How To Develop Independent Reading and Writing in Your Kids

The ability to read and write fluently and clearly as early as possible is a trait and a skill that can have a long-lasting impact on the overall ability to learn and interact with others and excel in an educational setting. It is also the reading and writing skills that are arguably responsible for a great deal of the learning pressures that young children feel. It is thus critical for parents to have a clear understanding of the processes that can be used to develop independent reading and writing in your children.

The stages of reading and writing development

There are generally five accepted stages of reading development and advancement. Although these stages are age-specific, it has been found that there can be some flexibility in terms of when each stage is attained based on the age that reading starts and how much assistance and support is provided to the child through each stage So, it is worth keeping in mind that although some ages are noted with each stage of reading and writing development, these are the average ages, and any child can progress differently, even two siblings with the same support can develop their skills at different rates, so you should only measure your child against themselves and what they were previously able to do.

Start reading to your children as early as you can

There has been a great deal of research done as to the benefits of reading and communicating with a baby while in the womb. For many parents, this is where the first reading or storytelling begins. Keep in mind that the baby will begin to hear for the first time at around 18 weeks. As such, it is the perfect time to introduce them to some great storytelling, nursery rhymes, and more. The science is clear that this early reading will develop the first aspects of language development and are the first steps in literacy development. It is also a way of establishing the calm voice that the baby will grow to rely on in times of strife. It is a means of de-stressing for both you and the baby and should be used as often as possible to start to form the bond between parents and their unborn children.

Emergent literacy

This emergent literacy stage occurs from birth to about six years old. It is when the child first begins to understand letters and words. It is vital that the parents use actual language to converse and avoid the overuse of ‘baby talk.’ It is an exciting time, and they will normally start off by recognizing the letters in their name and then progress to pretend reading. It is also a time when traditionally, children learn to sing their ABCs, even if they do not yet understand each letter. The child has begun to associate meaning with words and knows that the letters in a book are words that can be spoken. They will also be starting to write during these first few years, so reading and writing together will help them to develop their letters and words.

Fluency in reading

Generally, between 6-7 years old, the child begins to develop fluency with their reading. They no longer pretend to read and can read aloud and follow the reading by pointing to the words. Fluency is all about recognizing words and then being able to read and understand them as an entire sentence. This reading stage is all about the smoothness of reading and the rate at which a young child can identify and link words together.

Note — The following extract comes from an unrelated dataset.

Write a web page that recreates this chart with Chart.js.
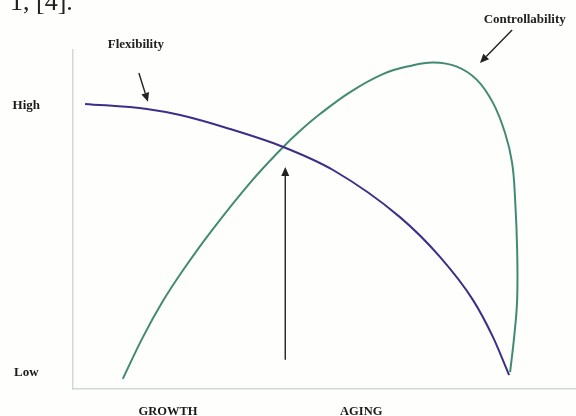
<!DOCTYPE html>
<html>
<head>
<meta charset="utf-8">
<script src="https://cdn.jsdelivr.net/npm/chart.js@4.4.1/dist/chart.umd.min.js"></script>
<style>
  html, body { margin: 0; padding: 0; background: #fefefc; }
  #wrap { width: 576px; height: 416px; position: relative; }
</style>
</head>
<body>
<div id="wrap"><canvas id="c" width="576" height="416"></canvas></div>
<script>
// life-cycle sketch: flexibility vs controllability (units: 0..100 along each axis)
const flexX = [2.4, 14.7, 21.3, 31.2, 41.8, 51.7, 65.0, 73.0, 79.5, 83.5, 86.7];
const flexY = [84.1, 82.6, 80.8, 76.7, 71.4, 64.6, 50.7, 38.9, 26.3, 15.3, 4.1];

const ctrlX = [9.9, 13.9, 17.9, 21.9, 27.2, 35.2, 41.8, 45.1, 49.1, 55.1, 61.6, 67.0, 71.6,
               76.3, 80.3, 83.5, 85.9, 87.3, 87.9, 88.3, 88.3, 87.7, 86.9];
const ctrlY = [3.0, 15.3, 26.0, 35.1, 46.0, 60.8, 71.4, 76.1, 81.1, 87.6, 92.9, 95.3, 96.3,
               95.1, 91.2, 84.4, 75.5, 66.7, 55.8, 41.0, 26.3, 15.3, 5.0];

const xTickVals = [18.9, 57.3];
const xTickLabels = ['GROWTH', 'AGING'];
const yTickVals = [4.7, 83.5];
const yTickLabels = ['Low', 'High'];

// annotation arrows [x0, y0, x1, y1], head at second point
const arrows = [
    [13.1, 93.2, 14.9, 84.7],
    [87.3, 105.9, 80.9, 96.2],
    [42.2, 8.6, 42.2, 65.5]
];
const notes = [
    { text: 'Flexibility', x: 12.5, y: 101.5 },
    { text: 'Controllability', x: 89.8, y: 109.0 }
];

const pts = (xs, ys) => xs.map((x, i) => ({ x: x, y: ys[i] }));
const serif = '"Liberation Serif", "DejaVu Serif", serif';

const annot = {
    id: 'annot',
    afterDatasetsDraw(chart) {
        const { ctx, scales: { x, y } } = chart;
        ctx.save();
        ctx.strokeStyle = '#222';
        ctx.fillStyle = '#222';
        ctx.lineWidth = 1.4;
        arrows.forEach(a => {
            const x0 = x.getPixelForValue(a[0]), y0 = y.getPixelForValue(a[1]);
            const x1 = x.getPixelForValue(a[2]), y1 = y.getPixelForValue(a[3]);
            const ang = Math.atan2(y1 - y0, x1 - x0);
            const hl = 9, hw = 4;
            const bx = x1 - hl * Math.cos(ang), by = y1 - hl * Math.sin(ang);
            ctx.beginPath();
            ctx.moveTo(x0, y0);
            ctx.lineTo(bx, by);
            ctx.stroke();
            ctx.beginPath();
            ctx.moveTo(x1, y1);
            ctx.lineTo(bx + hw * Math.sin(ang), by - hw * Math.cos(ang));
            ctx.lineTo(bx - hw * Math.sin(ang), by + hw * Math.cos(ang));
            ctx.closePath();
            ctx.fill();
        });
        ctx.font = 'bold 13px ' + serif;
        ctx.textAlign = 'center';
        ctx.textBaseline = 'middle';
        notes.forEach(n => {
            ctx.fillText(n.text, x.getPixelForValue(n.x), y.getPixelForValue(n.y));
        });
        // leftover of the surrounding page text
        ctx.font = '26px ' + serif;
        ctx.textAlign = 'left';
        ctx.textBaseline = 'alphabetic';
        ctx.fillText('1, [4].', 10, 10);
        ctx.restore();
    }
};

new Chart(document.getElementById('c'), {
    type: 'scatter',
    data: {
        datasets: [
            { label: 'Flexibility', data: pts(flexX, flexY), showLine: true, cubicInterpolationMode: 'monotone',
              borderColor: '#3b2f88', borderWidth: 2, pointRadius: 0 },
            { label: 'Controllability', data: pts(ctrlX, ctrlY), showLine: true, tension: 0.4,
              borderColor: '#438a74', borderWidth: 2, pointRadius: 0 }
        ]
    },
    options: {
        responsive: false,
        animation: false,
        layout: { padding: { top: 50, right: 0, left: 0, bottom: 0 } },
        plugins: { legend: { display: false }, tooltip: { enabled: false } },
        scales: {
            x: {
                type: 'linear', min: 0, max: 100,
                grid: { display: false, drawTicks: false },
                border: { display: true, color: '#d2dad4', width: 1.5 },
                afterFit: s => { s.height = 27; s.paddingLeft = 0; s.paddingRight = 0; },
                afterBuildTicks: s => { s.ticks = xTickVals.map(v => ({ value: v })); },
                ticks: {
                    autoSkip: false, maxRotation: 0, padding: 15, color: '#1a1a1a',
                    font: { family: serif, size: 12.5, weight: 'bold' },
                    callback: (v) => xTickLabels[xTickVals.indexOf(v)]
                }
            },
            y: {
                type: 'linear', min: 0, max: 100,
                grid: { display: false, drawTicks: false },
                border: { display: true, color: '#d2dad4', width: 1.5 },
                afterFit: s => { s.width = 73; s.paddingTop = 0; s.paddingBottom = 0; },
                afterBuildTicks: s => { s.ticks = yTickVals.map(v => ({ value: v })); },
                ticks: {
                    autoSkip: false, padding: 33, crossAlign: 'center', color: '#1a1a1a',
                    font: { family: serif, size: 13, weight: 'bold' },
                    callback: (v) => yTickLabels[yTickVals.indexOf(v)]
                }
            }
        }
    },
    plugins: [annot]
});
</script>
</body>
</html>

Words and patterns become more recognizable and memorable

Between 8-9 years old, they will develop more independent reading and writing. It is a stage where the child should be supported, and both reading and writing practiced regularly. Using the recommended 3rd grade writing worksheets from Student Treasures is a great way to get them both reading and writing and is the best way to cement their skills. It is the stage when spelling becomes critical. As the child recognizes words and patterns in speech and the written word, they can increase their reading speed and their vocabulary exponentially. At this stage of reading progress, there must be as much practice as possible, as it is where the vocabulary and love of words and reading can be truly developed.

Intermediate reading

Between 9 and 11 years old, a level of confidence develops, and reading becomes fun and exciting. Being able to write out full sentences and understanding the structure of a sentence and paragraphs is one of the ways that reading becomes more understandable and enjoyable. There should be less reliance on the teacher or parent and reduced educational support at this stage. It is also the stage where parents should pull back a little and allow the child to start taking the lead with their reading. Let them choose their own books and allow them alone time to read and write.

Advanced reading

By the age of 13, it will be expected that the child will be able to read fluently and is able to develop and learn an improved vocabulary all on their own. The love for reading should now be obvious if you have managed to engender it. They will want to choose their own books and stories that are more age-appropriate and exciting.

Parents and carers must be aware of these stages and the associated ages of children as they develop their reading and writing skills. Some children do not progress as they should because too much pressure was put on them at the wrong time, or they have simply not been supported at the right stage of their reading and literacy development.

Lastly, it must be noted and emphasized that unless you encourage and support your children to read and write independently through these stages, as discussed above, you will be putting them at a disadvantage. In these early years, learning to read and write is the easiest to do; thus, it is paramount that all children be given the space and time to do so.